Secondly, companies usually take adaptation actions such as welfare subsidies and installation of cooling equipment when faced with extremely hot temperatures (Cai et al., 2018). In fact, considering that state-owned enterprises are stronger in implementing adaptation actions compared to non-state-owned enterprises, existing studies found that temperature changes have a much smaller impact on the output of state-owned enterprises through the heterogeneity analysis, which only revealed the impact of adaptation actions on the estimated results indirectly (Cai et al., 2018). If the adaptation actions are not controlled in the econometric model, it may underestimate the negative impact of the microeconomics of temperature changes. Our paper then uses the cost of electricity and water and welfare as proxy variables for the measure of adaptation actions, and constructs a regression to test whether the implementation of adaptation actions by firms has an impact on the benchmark results.

Finally, some research has attempted to mitigate the endogeneity problem in econometric models by controlling other climatic factors like sunshine duration, as well as year and firm fixed effects. Research still neglected city-level factors that affect both temperature and microeconomic effects of temperature changes.

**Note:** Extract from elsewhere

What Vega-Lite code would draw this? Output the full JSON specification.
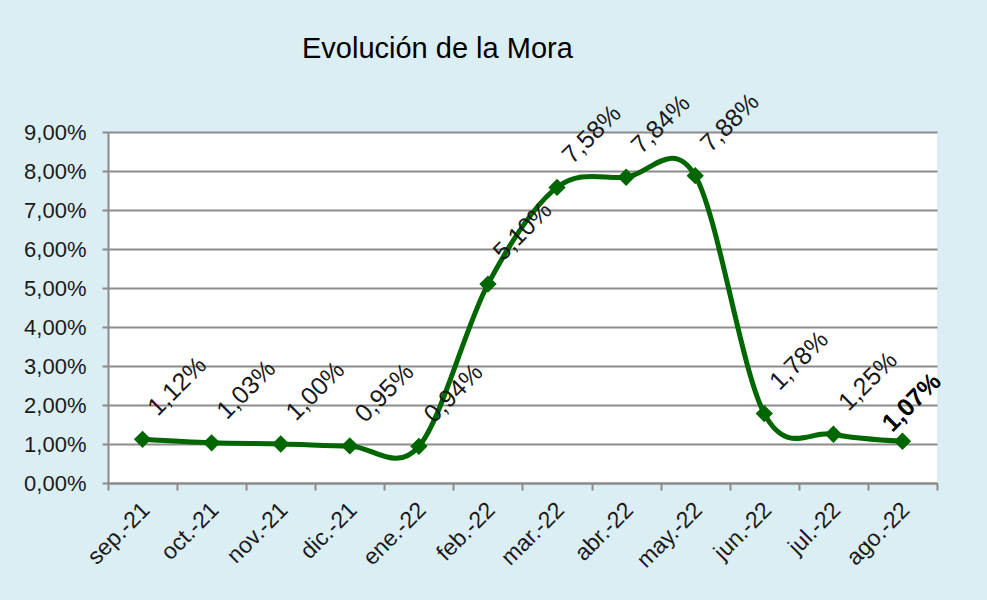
{
  "$schema": "https://vega.github.io/schema/vega-lite/v6.json",
  "width": 829,
  "height": 351,
  "autosize": {"type": "none"},
  "padding": {"left": 108, "top": 132, "right": 50, "bottom": 117},
  "background": "#DBEEF4",
  "config": {
    "locale": {"number": {"decimal": ",", "thousands": ".", "grouping": [3], "currency": ["", " €"]}},
    "view": {"fill": "white", "stroke": null},
    "font": "Liberation Sans"
  },
  "title": {
    "text": "Evolución de la Mora",
    "fontSize": 29,
    "fontWeight": "normal",
    "color": "black",
    "font": "Liberation Sans",
    "anchor": "start",
    "frame": "group",
    "dx": 194,
    "offset": 25
  },
  "data": {
    "values": [
      {"mes": "sep.-21", "mora": 0.0112},
      {"mes": "oct.-21", "mora": 0.0103},
      {"mes": "nov.-21", "mora": 0.0100},
      {"mes": "dic.-21", "mora": 0.0095},
      {"mes": "ene.-22", "mora": 0.0094},
      {"mes": "feb.-22", "mora": 0.0510},
      {"mes": "mar.-22", "mora": 0.0758},
      {"mes": "abr.-22", "mora": 0.0784},
      {"mes": "may.-22", "mora": 0.0788},
      {"mes": "jun.-22", "mora": 0.0178},
      {"mes": "jul.-22", "mora": 0.0125},
      {"mes": "ago.-22", "mora": 0.0107}
    ]
  },
  "encoding": {
    "x": {
      "field": "mes",
      "type": "ordinal",
      "sort": null,
      "scale": {"type": "band", "paddingInner": 0, "paddingOuter": 0},
      "axis": {
        "title": null,
        "labelAngle": -45,
        "labelAlign": "right",
        "labelBaseline": "middle",
        "labelFontSize": 23,
        "labelColor": "#1a1a1a",
        "labelOffset": 3,
        "labelPadding": 16,
        "tickBand": "extent",
        "tickSize": 7,
        "tickColor": "#8a8a8a",
        "tickWidth": 2,
        "domainColor": "#8a8a8a",
        "domainWidth": 2,
        "grid": false
      }
    },
    "y": {
      "field": "mora",
      "type": "quantitative",
      "scale": {"domain": [0, 0.09], "nice": false},
      "axis": {
        "title": null,
        "values": [0, 0.01, 0.02, 0.03, 0.04, 0.05, 0.06, 0.07, 0.08, 0.09],
        "format": ".2%",
        "labelFontSize": 22,
        "labelColor": "#1a1a1a",
        "labelPadding": 16,
        "tickSize": 6,
        "tickColor": "#8a8a8a",
        "tickWidth": 2,
        "domainColor": "#8a8a8a",
        "domainWidth": 2,
        "grid": true,
        "gridColor": "#8c8c8c",
        "gridWidth": 2
      }
    }
  },
  "layer": [
    {
      "mark": {"type": "line", "interpolate": "cardinal", "tension": 0, "color": "#006600", "strokeWidth": 5}
    },
    {
      "mark": {"type": "point", "shape": "diamond", "size": 300, "filled": true, "color": "#006600", "opacity": 1}
    },
    {
      "transform": [{"filter": "datum.mes !== 'ago.-22'"}],
      "mark": {"type": "text", "angle": 315, "align": "center", "baseline": "middle", "dx": 62, "dy": -13, "fontSize": 25, "color": "#1a1a1a"},
      "encoding": {"text": {"field": "mora", "type": "quantitative", "format": ".2%"}}
    },
    {
      "transform": [{"filter": "datum.mes === 'ago.-22'"}],
      "mark": {"type": "text", "angle": 315, "align": "center", "baseline": "middle", "dx": 34, "dy": -21, "fontSize": 25, "fontWeight": "bold", "color": "#000000"},
      "encoding": {"text": {"field": "mora", "type": "quantitative", "format": ".2%"}}
    }
  ]
}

For instance, the size of population, level of economic development, and intensity of environmental regulations would also cause a bias in the estimation results. More crucially, taking into account that variations in a company's output affect its CO₂ emissions and thus affect local temperature changes (Ang, 2007), there may also be an inverse causal relationship on the microeconomics effects of temperature changes. Therefore, the endogeneity problem in the existing literature remains to be overcome. Based on this, our paper further mitigates the endogeneity problem in the econometric model by controlling the relevant variables at the city level. We also use the forest growth rate measured by the existing temperature-forest growth model as an instrumental variable for temperature with the Two-stage least square method.

Our results can inform the development of climate governance policies. In fact, we find that temperature changes have a negative effect on corporate financial performance. Although the existing literature suggests that implementing adaptation actions are effective in enhancing employee workforce productivity and reducing the negative effects of temperature changes, our study suggests that too many adaptation actions increase corporate adaptation costs and cause capital misallocation. State-owned enterprises, in particular, often have to pay more for adaptation costs and are more severely affected by temperature changes. Therefore, local governments should formulate corresponding adaptation policies and provide subsidies for enterprises to reduce the cost of adaptation and maintain the healthy development of local enterprises. However, since regional adaptation policies are often constrained by the financial situation of local governments, to mitigate the long-term impact of temperature changes on the corporate financial performance, the central government should adhere to the principle of green development, promote industrial restructuring, and develop a clean energy structure so as to reduce greenhouse gas emissions.

The rest of the paper is organized as follows. Section 2 presents the data and method. Section 3 describes the results and the discussion of the results. Section 4 presents the mechanism test and the heterogeneity analysis while Section 5 gives a conclusion and offers policy implications.